The Court of Appeal upholds a decision to penalise a non-party to the litigation in costs and underlined that the most important consideration was whether the person against whom the order was sought had a sufficiently close connection to the proceedings to justify the court treating him as though he were a party. 

At trial, the Commercial Court found that Mr Alexander Vik, the sole shareholder and sole director of the defendant (Sebastian Holdings Inc.) had controlled and funded the litigation, that he had stood to benefit personally from it and that the company's conduct had been reprehensible.  In light of this, the Commercial Court made a non-party costs order against him. 

The Court of Appeal stated that, "the critical factor in each case is the nature and degree of [the non-party's] connection with the proceedings, and further, in a case where the court is satisfied that the third party is effectively controlling the litigation, supporting it, whether financially or by giving evidence, and is doing so with a view to obtaining a personal benefit of some kind if it is successful, it will usually be entitled to regard him as the real party to the action."

Here, Sebastian Holdings was entirely under the control of Mr Vik; he treated it as his personal trading vehicle to hold and dispose of funds on his behalf as he thought fit, he ran its affairs without troubling with corporate formalities, (resolutions, minutes or the filing of company accounts) and funds were transferred into and out of its accounts in accordance with his directions.  Between 9th and 22nd October 2008 US$890 million in liquid funds and shares worth US$92 million were transferred out of Sebastian Holdings in accordance with Mr Vik's instructions, and that as a result, the company was unable to meet the judgment against it.

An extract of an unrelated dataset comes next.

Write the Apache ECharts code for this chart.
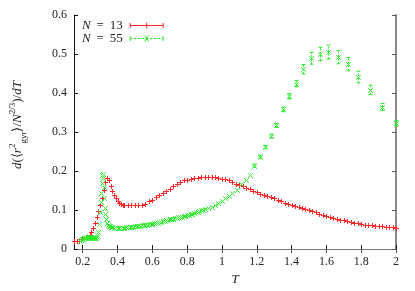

Mr Vik controlled Sebastian's conduct of the litigation and was the principal witness called on its behalf. Moreover, parts of his evidence were false and the counterclaim (which, if successful would substantially benefit Mr Vik and his family) was based on documents which had been partly fabricated by him.  

The Court of Appeal concluded the judge's findings about the director's close connection with the main action were not seriously open to challenge.  He had given evidence at trial and had had ample opportunity to contest the issues of fact.  In response to Mr Vik's objection that he had not been warned of the application for a non party costs order against him, the Court held that the only advantage of  warning him would have been to give him an opportunity to reconsider his position and no evidence had been adduced from Mr Vik to support a suggestion that his approach would have been different.  The Court of Appeal therefore concluded that the judge had been right to find that the failure to warn him was "of very little weight at all."

NB: In response to the argument that to make an order for costs against Mr Vik would infringe the principle of witness immunity, the Court of Appeal distinguished an earlier Court of Appeal decision (Oriakhel v Vickers (2008)) where insurers were refused a non-party costs order against a third party (who had acted as a witness) partly because an order would have infringed the principle of witness immunity.  Unlike Mr Vik, the witness in Oriakhel had not funded and controlled the litigation for his own benefit and thus could not be regarded as the "real party to proceedings."